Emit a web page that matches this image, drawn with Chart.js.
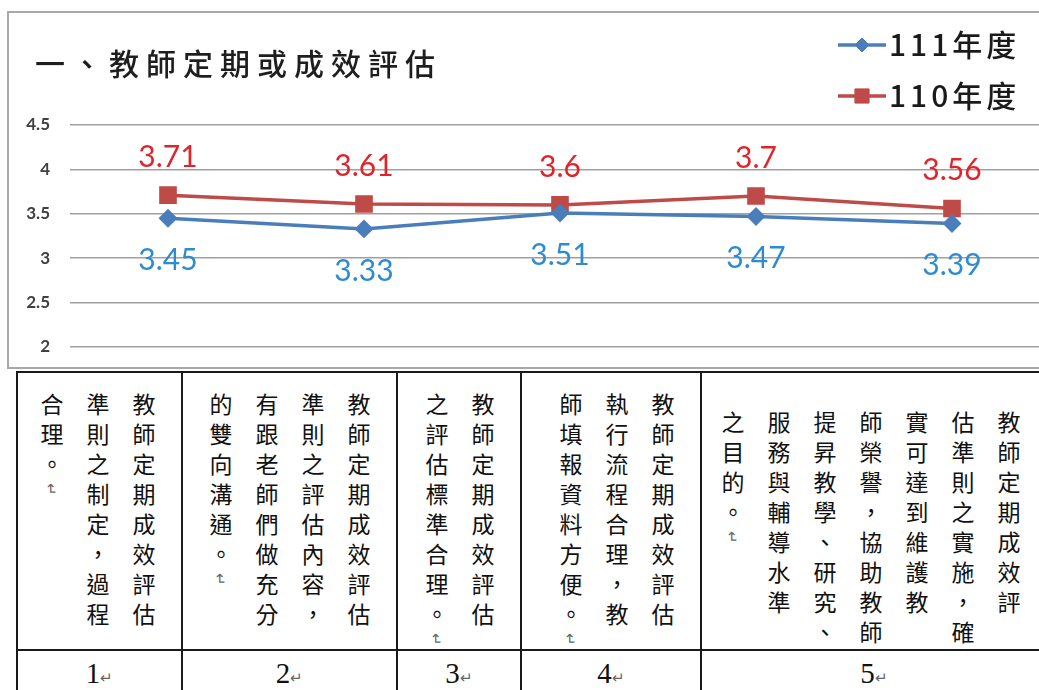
<!DOCTYPE html>
<html>
<head>
<meta charset="utf-8">
<script src="https://cdn.jsdelivr.net/npm/chart.js@4.4.0/dist/chart.umd.min.js"></script>
<style>
  html, body { margin: 0; padding: 0; width: 1039px; height: 690px; overflow: hidden; background: #fff; }
  #frame { position: absolute; left: 7px; top: 11px; width: 1100px; height: 354px; border: 2px solid #a8a8a8; }
  #wrap { position: absolute; left: 0; top: 0; width: 1050px; height: 368px; }
  table { position: absolute; left: 16px; top: 371px; border-collapse: collapse; table-layout: fixed; width: 1030px; color: #111; }
  td { border: 2px solid #1a1a1a; padding: 0; position: relative; }
  tr.txt td { height: 276px; }
  tr.num td { height: 44px; text-align: center; vertical-align: middle; font-family: "Liberation Serif", serif; font-size: 29px; }
  .v { position: absolute; top: 20px; right: 14px; writing-mode: vertical-rl; font-family: "Noto Sans CJK TC", sans-serif; font-size: 23px; line-height: 46px; letter-spacing: 7px; white-space: nowrap; }
  .pm { font-size: 15px; color: #666; letter-spacing: 0; }
</style>
</head>
<body>
<div id="frame"></div>
<div id="wrap"><canvas id="lineChart" width="1050" height="368"></canvas></div>
<table>
  <colgroup><col style="width:165px"><col style="width:215px"><col style="width:124px"><col style="width:180px"><col style="width:346px"></colgroup>
  <tr class="txt">
    <td><div class="v">教師定期成效評估<br>準則之制定，過程<br>合理。<span class="pm">↵</span></div></td>
    <td><div class="v">教師定期成效評估<br>準則之評估內容，<br>有跟老師們做充分<br>的雙向溝通。<span class="pm">↵</span></div></td>
    <td><div class="v">教師定期成效評估<br>之評估標準合理。<span class="pm">↵</span></div></td>
    <td><div class="v">教師定期成效評估<br>執行流程合理，教<br>師填報資料方便。<span class="pm">↵</span></div></td>
    <td><div class="v" style="top:38px">教師定期成效評<br>估準則之實施，確<br>實可達到維護教<br>師榮譽，協助教師<br>提昇教學、研究、<br>服務與輔導水準<br>之目的。<span class="pm">↵</span></div></td>
  </tr>
  <tr class="num">
    <td>1<span class="pm">↵</span></td>
    <td>2<span class="pm">↵</span></td>
    <td>3<span class="pm">↵</span></td>
    <td>4<span class="pm">↵</span></td>
    <td>5<span class="pm">↵</span></td>
  </tr>
</table>
<script>
const chartTitle = '一、教師定期或成效評估'
const categories = ['1', '2', '3', '4', '5']
const seriesNames = ['111年度', '110年度']
const values111 = [3.45, 3.33, 3.51, 3.47, 3.39]
const values110 = [3.71, 3.61, 3.6, 3.7, 3.56]
const yTicks = [2, 2.5, 3, 3.5, 4, 4.5]

// value labels, red above the point, blue below
const valueLabels = {
  id: 'valueLabels',
  afterDatasetsDraw(chart) {
    const ctx = chart.ctx
    chart.data.datasets.forEach((ds, i) => {
      chart.getDatasetMeta(i).data.forEach((pt, j) => {
        ctx.save()
        ctx.font = '30px Lato'
        ctx.fillStyle = ds.labelColor
        ctx.textAlign = 'center'
        ctx.textBaseline = 'middle'
        ctx.fillText(String(ds.data[j]), pt.x, pt.y + ds.labelShift)
        ctx.restore()
      })
    })
  }
}

// title on the left, stacked legend on the right
const header = {
  id: 'header',
  afterDraw(chart) {
    const ctx = chart.ctx
    ctx.save()
    ctx.fillStyle = '#1e1e1e'
    ctx.font = '500 30px "Noto Sans CJK TC"'
    ctx.letterSpacing = '7px'
    ctx.textBaseline = 'middle'
    ctx.fillText(chartTitle, 35, 64)

    chart.data.datasets.forEach((ds, i) => {
      const y = 45 + i * 51
      ctx.strokeStyle = ds.borderColor
      ctx.lineWidth = 3.5
      ctx.beginPath()
      ctx.moveTo(838, y)
      ctx.lineTo(886, y)
      ctx.stroke()
      ctx.fillStyle = ds.pointBackgroundColor
      ctx.lineWidth = 1
      Chart.helpers.drawPoint(ctx, { pointStyle: ds.pointStyle, radius: ds.pointRadius, borderWidth: 1, rotation: 0 }, 862, y)
      ctx.fillStyle = '#1a1a1a'
      ctx.letterSpacing = '4px'
      ctx.font = '500 30px "Noto Sans CJK TC"'
      ctx.fillText(ds.label, 889, y)
    })
    ctx.restore()
  }
}

const data = {
  labels: categories,
  datasets: [{
    label: seriesNames[0],
    data: values111,
    borderColor: '#4a7ebb',
    backgroundColor: '#4a7ebb',
    pointBackgroundColor: '#4a7ebb',
    pointBorderColor: '#4a7ebb',
    pointStyle: 'rectRot',
    pointRadius: 7,
    borderWidth: 3.5,
    labelColor: '#2e8bd2',
    labelShift: 42
  }, {
    label: seriesNames[1],
    data: values110,
    borderColor: '#be4b48',
    backgroundColor: '#be4b48',
    pointBackgroundColor: '#be4b48',
    pointBorderColor: '#be4b48',
    pointStyle: 'rect',
    pointRadius: 10,
    borderWidth: 3.5,
    labelColor: '#e0242c',
    labelShift: -38
  }]
}

const config = {
  type: 'line',
  data: data,
  options: {
    responsive: false,
    animation: false,
    layout: {
      autoPadding: false,
      padding: { top: 125, bottom: 21, left: 0, right: 0 }
    },
    plugins: {
      legend: { display: false },
      title: { display: false },
      tooltip: { enabled: false }
    },
    scales: {
      x: {
        display: false,
        offset: true
      },
      y: {
        min: 2,
        max: 4.5,
        afterBuildTicks: s => { s.ticks = yTicks.map(v => ({ value: v })) },
        afterFit: s => {
          s.width = 70
          // tick padding should not push the plot area up
          s.paddingTop = 0
          s.paddingBottom = 0
        },
        border: { display: false },
        grid: { color: '#a0a0a0', lineWidth: 1.5, drawTicks: false },
        ticks: {
          padding: 20,
          color: '#404040',
          font: { family: 'Lato', size: 17, weight: 'bold' },
          callback: v => String(v)
        }
      }
    }
  },
  plugins: [valueLabels, header]
}

const lineChart = new Chart(document.getElementById('lineChart'), config)
</script>
</body>
</html>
____________
■ **THE EXERCISE**: From the listing, extract all text exactly as given and drop any picture.

■ **SOLUTION FOR THIS TASK**:
Emit a web page that matches this image, drawn with Chart.js.
<!DOCTYPE html>
<html>
<head>
<meta charset="utf-8">
<script src="https://cdn.jsdelivr.net/npm/chart.js@4.4.0/dist/chart.umd.min.js"></script>
<style>
  html, body { margin: 0; padding: 0; width: 1039px; height: 690px; overflow: hidden; background: #fff; }
  #frame { position: absolute; left: 7px; top: 11px; width: 1100px; height: 354px; border: 2px solid #a8a8a8; }
  #wrap { position: absolute; left: 0; top: 0; width: 1050px; height: 368px; }
  table { position: absolute; left: 16px; top: 371px; border-collapse: collapse; table-layout: fixed; width: 1030px; color: #111; }
  td { border: 2px solid #1a1a1a; padding: 0; position: relative; }
  tr.txt td { height: 276px; }
  tr.num td { height: 44px; text-align: center; vertical-align: middle; font-family: "Liberation Serif", serif; font-size: 29px; }
  .v { position: absolute; top: 20px; right: 14px; writing-mode: vertical-rl; font-family: "Noto Sans CJK TC", sans-serif; font-size: 23px; line-height: 46px; letter-spacing: 7px; white-space: nowrap; }
  .pm { font-size: 15px; color: #666; letter-spacing: 0; }
</style>
</head>
<body>
<div id="frame"></div>
<div id="wrap"><canvas id="lineChart" width="1050" height="368"></canvas></div>
<table>
  <colgroup><col style="width:165px"><col style="width:215px"><col style="width:124px"><col style="width:180px"><col style="width:346px"></colgroup>
  <tr class="txt">
    <td><div class="v">教師定期成效評估<br>準則之制定，過程<br>合理。<span class="pm">↵</span></div></td>
    <td><div class="v">教師定期成效評估<br>準則之評估內容，<br>有跟老師們做充分<br>的雙向溝通。<span class="pm">↵</span></div></td>
    <td><div class="v">教師定期成效評估<br>之評估標準合理。<span class="pm">↵</span></div></td>
    <td><div class="v">教師定期成效評估<br>執行流程合理，教<br>師填報資料方便。<span class="pm">↵</span></div></td>
    <td><div class="v" style="top:38px">教師定期成效評<br>估準則之實施，確<br>實可達到維護教<br>師榮譽，協助教師<br>提昇教學、研究、<br>服務與輔導水準<br>之目的。<span class="pm">↵</span></div></td>
  </tr>
  <tr class="num">
    <td>1<span class="pm">↵</span></td>
    <td>2<span class="pm">↵</span></td>
    <td>3<span class="pm">↵</span></td>
    <td>4<span class="pm">↵</span></td>
    <td>5<span class="pm">↵</span></td>
  </tr>
</table>
<script>
const chartTitle = '一、教師定期或成效評估'
const categories = ['1', '2', '3', '4', '5']
const seriesNames = ['111年度', '110年度']
const values111 = [3.45, 3.33, 3.51, 3.47, 3.39]
const values110 = [3.71, 3.61, 3.6, 3.7, 3.56]
const yTicks = [2, 2.5, 3, 3.5, 4, 4.5]

// value labels, red above the point, blue below
const valueLabels = {
  id: 'valueLabels',
  afterDatasetsDraw(chart) {
    const ctx = chart.ctx
    chart.data.datasets.forEach((ds, i) => {
      chart.getDatasetMeta(i).data.forEach((pt, j) => {
        ctx.save()
        ctx.font = '30px Lato'
        ctx.fillStyle = ds.labelColor
        ctx.textAlign = 'center'
        ctx.textBaseline = 'middle'
        ctx.fillText(String(ds.data[j]), pt.x, pt.y + ds.labelShift)
        ctx.restore()
      })
    })
  }
}

// title on the left, stacked legend on the right
const header = {
  id: 'header',
  afterDraw(chart) {
    const ctx = chart.ctx
    ctx.save()
    ctx.fillStyle = '#1e1e1e'
    ctx.font = '500 30px "Noto Sans CJK TC"'
    ctx.letterSpacing = '7px'
    ctx.textBaseline = 'middle'
    ctx.fillText(chartTitle, 35, 64)

    chart.data.datasets.forEach((ds, i) => {
      const y = 45 + i * 51
      ctx.strokeStyle = ds.borderColor
      ctx.lineWidth = 3.5
      ctx.beginPath()
      ctx.moveTo(838, y)
      ctx.lineTo(886, y)
      ctx.stroke()
      ctx.fillStyle = ds.pointBackgroundColor
      ctx.lineWidth = 1
      Chart.helpers.drawPoint(ctx, { pointStyle: ds.pointStyle, radius: ds.pointRadius, borderWidth: 1, rotation: 0 }, 862, y)
      ctx.fillStyle = '#1a1a1a'
      ctx.letterSpacing = '4px'
      ctx.font = '500 30px "Noto Sans CJK TC"'
      ctx.fillText(ds.label, 889, y)
    })
    ctx.restore()
  }
}

const data = {
  labels: categories,
  datasets: [{
    label: seriesNames[0],
    data: values111,
    borderColor: '#4a7ebb',
    backgroundColor: '#4a7ebb',
    pointBackgroundColor: '#4a7ebb',
    pointBorderColor: '#4a7ebb',
    pointStyle: 'rectRot',
    pointRadius: 7,
    borderWidth: 3.5,
    labelColor: '#2e8bd2',
    labelShift: 42
  }, {
    label: seriesNames[1],
    data: values110,
    borderColor: '#be4b48',
    backgroundColor: '#be4b48',
    pointBackgroundColor: '#be4b48',
    pointBorderColor: '#be4b48',
    pointStyle: 'rect',
    pointRadius: 10,
    borderWidth: 3.5,
    labelColor: '#e0242c',
    labelShift: -38
  }]
}

const config = {
  type: 'line',
  data: data,
  options: {
    responsive: false,
    animation: false,
    layout: {
      autoPadding: false,
      padding: { top: 125, bottom: 21, left: 0, right: 0 }
    },
    plugins: {
      legend: { display: false },
      title: { display: false },
      tooltip: { enabled: false }
    },
    scales: {
      x: {
        display: false,
        offset: true
      },
      y: {
        min: 2,
        max: 4.5,
        afterBuildTicks: s => { s.ticks = yTicks.map(v => ({ value: v })) },
        afterFit: s => {
          s.width = 70
          // tick padding should not push the plot area up
          s.paddingTop = 0
          s.paddingBottom = 0
        },
        border: { display: false },
        grid: { color: '#a0a0a0', lineWidth: 1.5, drawTicks: false },
        ticks: {
          padding: 20,
          color: '#404040',
          font: { family: 'Lato', size: 17, weight: 'bold' },
          callback: v => String(v)
        }
      }
    }
  },
  plugins: [valueLabels, header]
}

const lineChart = new Chart(document.getElementById('lineChart'), config)
</script>
</body>
</html>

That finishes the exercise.